“And the War Came”

Abraham Lincoln faced the worst crisis in the history of the nation: disunion. He revealed his strategy to save the Union in his inaugural address on March 4, 1861. He was firm yet conciliatory. First, he denied the right of secession and sought to stop its spread by avoiding any act that would push the skittish Upper South (North Carolina, Virginia, Maryland, Delaware, Kentucky, Tennessee, Missouri, and Arkansas) out of the Union. Second, he sought to reassure the seceding Lower South (South Carolina, Georgia, Florida, Alabama, Mississippi, Louisiana, and Texas) that the Republicans would not abolish slavery. Lincoln believed that Unionists there would assert themselves and overturn the secession decision. Always, Lincoln denied the right of secession and upheld the Union.

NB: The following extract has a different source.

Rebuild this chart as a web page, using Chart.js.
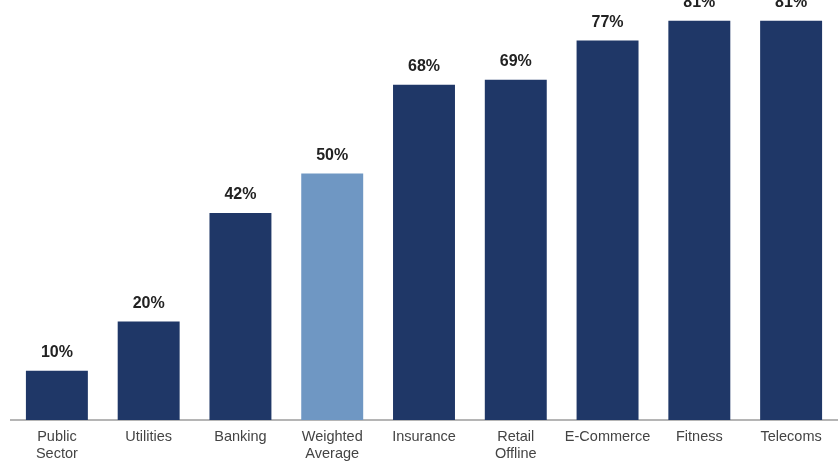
<!DOCTYPE html>
<html>
<head>
<meta charset="utf-8">
<script src="https://cdn.jsdelivr.net/npm/chart.js@4"></script>
<style>
  body { margin: 0; background: #fff; }
  #wrap { width: 838px; height: 464px; }
</style>
</head>
<body>
<div id="wrap"><canvas id="sectorChart"></canvas></div>
<script>
const categories = [['Public', 'Sector'], 'Utilities', 'Banking', ['Weighted', 'Average'], 'Insurance', ['Retail', 'Offline'], 'E-Commerce', 'Fitness', 'Telecoms'];
const values = [10, 20, 42, 50, 68, 69, 77, 81, 81];
const barColors = ['#1f3767', '#1f3767', '#1f3767', '#6f97c3', '#1f3767', '#1f3767', '#1f3767', '#1f3767', '#1f3767'];

// percent labels above each bar
const valueLabels = {
  id: 'valueLabels',
  afterDatasetsDraw(chart) {
    const c = chart.ctx;
    const meta = chart.getDatasetMeta(0);
    c.save();
    c.font = 'bold 16px "Liberation Sans", Arial, sans-serif';
    c.fillStyle = '#222';
    c.textAlign = 'center';
    c.textBaseline = 'middle';
    meta.data.forEach((bar, i) => {
      c.fillText(values[i] + '%', bar.x, bar.y - 18);
    });
    c.restore();
  }
};

const ctx = document.getElementById('sectorChart').getContext('2d');

new Chart(ctx, {
  type: 'bar',
  data: {
    labels: categories,
    datasets: [{
      data: values,
      backgroundColor: barColors,
      barPercentage: 0.675,
      categoryPercentage: 1
    }]
  },
  options: {
    responsive: true,
    maintainAspectRatio: false,
    animation: false,
    layout: { padding: { left: 11, right: 1, top: 0, bottom: 0 } },
    plugins: {
      legend: { display: false },
      tooltip: { enabled: false }
    },
    scales: {
      x: {
        grid: { display: false, drawTicks: false },
        border: { display: true, color: '#b5b5b5', width: 2 },
        ticks: {
          color: '#444',
          padding: 9,
          maxRotation: 0,
          autoSkip: false,
          font: { family: '"Liberation Sans", Arial, sans-serif', size: 14.5, lineHeight: 1.15 }
        },
        afterFit(scale) { scale.height = 44; }
      },
      y: {
        display: false,
        min: 0,
        max: 85.2
      }
    }
  },
  plugins: [valueLabels]
});
</script>
</body>
</html>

His counterpart, Jefferson Davis, fully intended to establish the Confederate States of America as an independent republic. To achieve permanence, Davis had to sustain the secession fever that had carried the Lower South out of the Union. Even if the Lower South held firm, however, the Confederacy would remain weak without additional states. Davis watched for opportunities to add new stars to the Confederate flag.

Neither man sought war; both wanted to achieve their objectives peacefully. As Lincoln later observed, “Both parties deprecated war, but one of them would make war rather than let the nation survive, and the other would accept war rather than let it perish. And the war came.”